About the author:
Alexander V. Gulin, DSc in Philology, Leading Research Fellow, A.M. Gorky Institute of World Literature of the Russian Academy of Sciences, Povarskaya 25 a, 121069 Moscow, Russia.
E-mail:
ORCID ID: https://orcid.org/0000-0002-9758-3681
Abstract:
The article is devoted to the study of Leo Tolstoy’s work in 1872–1873 on an unfinished novel from the times of Peter I in the context of the artist’s spiritual and moral movement. The time that came after the epic novel “War and Peace” is considered a period of a spiritual crisis directly related to this event in Tolstoy’s life. In the early 1870s, the writer’s search for new creative paths and fluctuations in his religious worldview were complexly interrelated, which led to a kind of experiment: the only attempt in Tolstoy’s work to portray on a large scale the distant historical epoch of the late 17th — early 18th centuries.
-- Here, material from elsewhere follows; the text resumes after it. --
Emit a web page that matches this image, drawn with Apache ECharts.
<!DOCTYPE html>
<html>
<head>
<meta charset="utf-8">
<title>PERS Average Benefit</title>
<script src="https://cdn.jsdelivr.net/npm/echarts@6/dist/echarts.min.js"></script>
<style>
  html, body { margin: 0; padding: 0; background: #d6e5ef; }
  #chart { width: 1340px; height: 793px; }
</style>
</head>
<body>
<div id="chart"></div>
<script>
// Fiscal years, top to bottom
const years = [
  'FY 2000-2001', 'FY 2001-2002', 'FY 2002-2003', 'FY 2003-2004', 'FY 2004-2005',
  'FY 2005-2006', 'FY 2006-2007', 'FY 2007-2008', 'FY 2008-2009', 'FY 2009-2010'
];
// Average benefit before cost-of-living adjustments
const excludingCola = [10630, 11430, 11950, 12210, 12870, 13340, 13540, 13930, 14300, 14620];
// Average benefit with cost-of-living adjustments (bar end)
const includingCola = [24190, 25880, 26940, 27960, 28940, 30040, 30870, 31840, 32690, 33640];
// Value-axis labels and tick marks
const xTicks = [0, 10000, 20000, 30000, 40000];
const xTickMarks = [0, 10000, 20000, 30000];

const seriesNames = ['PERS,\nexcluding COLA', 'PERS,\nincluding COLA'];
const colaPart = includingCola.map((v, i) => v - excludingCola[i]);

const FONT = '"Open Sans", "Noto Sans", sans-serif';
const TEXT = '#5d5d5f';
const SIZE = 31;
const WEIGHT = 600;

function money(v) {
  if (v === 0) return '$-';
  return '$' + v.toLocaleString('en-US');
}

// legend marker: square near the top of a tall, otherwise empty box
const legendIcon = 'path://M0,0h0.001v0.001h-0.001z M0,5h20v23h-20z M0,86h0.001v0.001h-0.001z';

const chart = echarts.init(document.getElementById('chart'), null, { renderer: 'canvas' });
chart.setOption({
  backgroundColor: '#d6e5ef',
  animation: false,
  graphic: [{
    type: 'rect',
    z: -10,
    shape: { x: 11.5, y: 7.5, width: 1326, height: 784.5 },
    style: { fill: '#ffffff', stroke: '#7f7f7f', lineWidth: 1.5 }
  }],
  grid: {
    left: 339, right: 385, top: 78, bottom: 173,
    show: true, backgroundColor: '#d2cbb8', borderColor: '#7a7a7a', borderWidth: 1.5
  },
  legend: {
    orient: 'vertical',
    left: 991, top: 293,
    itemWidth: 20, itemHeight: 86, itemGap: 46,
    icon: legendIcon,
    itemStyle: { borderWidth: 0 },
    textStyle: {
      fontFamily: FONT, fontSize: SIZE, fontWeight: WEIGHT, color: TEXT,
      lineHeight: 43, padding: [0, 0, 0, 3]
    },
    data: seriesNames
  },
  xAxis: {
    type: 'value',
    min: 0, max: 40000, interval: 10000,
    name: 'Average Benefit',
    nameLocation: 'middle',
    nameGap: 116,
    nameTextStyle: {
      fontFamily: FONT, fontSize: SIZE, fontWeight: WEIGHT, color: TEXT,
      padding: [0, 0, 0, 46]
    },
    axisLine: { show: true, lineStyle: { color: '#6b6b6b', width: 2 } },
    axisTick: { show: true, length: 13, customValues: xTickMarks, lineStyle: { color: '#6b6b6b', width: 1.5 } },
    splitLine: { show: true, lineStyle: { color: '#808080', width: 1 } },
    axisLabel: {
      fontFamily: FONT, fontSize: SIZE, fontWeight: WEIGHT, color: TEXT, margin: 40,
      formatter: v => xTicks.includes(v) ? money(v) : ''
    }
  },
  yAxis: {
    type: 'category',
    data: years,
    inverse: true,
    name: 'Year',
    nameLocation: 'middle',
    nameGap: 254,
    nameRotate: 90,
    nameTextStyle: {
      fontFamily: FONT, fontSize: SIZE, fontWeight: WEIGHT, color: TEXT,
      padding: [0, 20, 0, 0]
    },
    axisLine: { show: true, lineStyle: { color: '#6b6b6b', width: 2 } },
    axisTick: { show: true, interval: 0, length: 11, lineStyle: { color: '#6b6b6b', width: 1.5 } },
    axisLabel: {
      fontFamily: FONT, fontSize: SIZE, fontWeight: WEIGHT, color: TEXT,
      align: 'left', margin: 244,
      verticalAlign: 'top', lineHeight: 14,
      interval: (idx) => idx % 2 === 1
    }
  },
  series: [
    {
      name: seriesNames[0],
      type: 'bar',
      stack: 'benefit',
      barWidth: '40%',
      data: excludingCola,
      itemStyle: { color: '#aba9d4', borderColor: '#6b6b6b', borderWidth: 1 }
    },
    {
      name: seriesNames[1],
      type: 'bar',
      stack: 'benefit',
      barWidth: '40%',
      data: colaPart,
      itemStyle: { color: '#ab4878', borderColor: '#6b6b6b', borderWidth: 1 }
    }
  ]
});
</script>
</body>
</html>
The article analyzes in detail the changes that Tolstoy’s psychological method experiences in the surviving fragments of the novel, applied to the “extreme” historical material that is not typical for the writer’s work. The novel from the times of Peter I appears as the maximum possible point of Tolstoy’s removal from the main spiritual and poetic principles in his work. Together with private artistic achievements, this becomes one of the main reasons for the general failure to write a historical novel. At the same time, it turns out to be a natural transition of the writer in the mainstream of new poetics to work on the novel about modern times — the next to come novel “Anna Karenina”.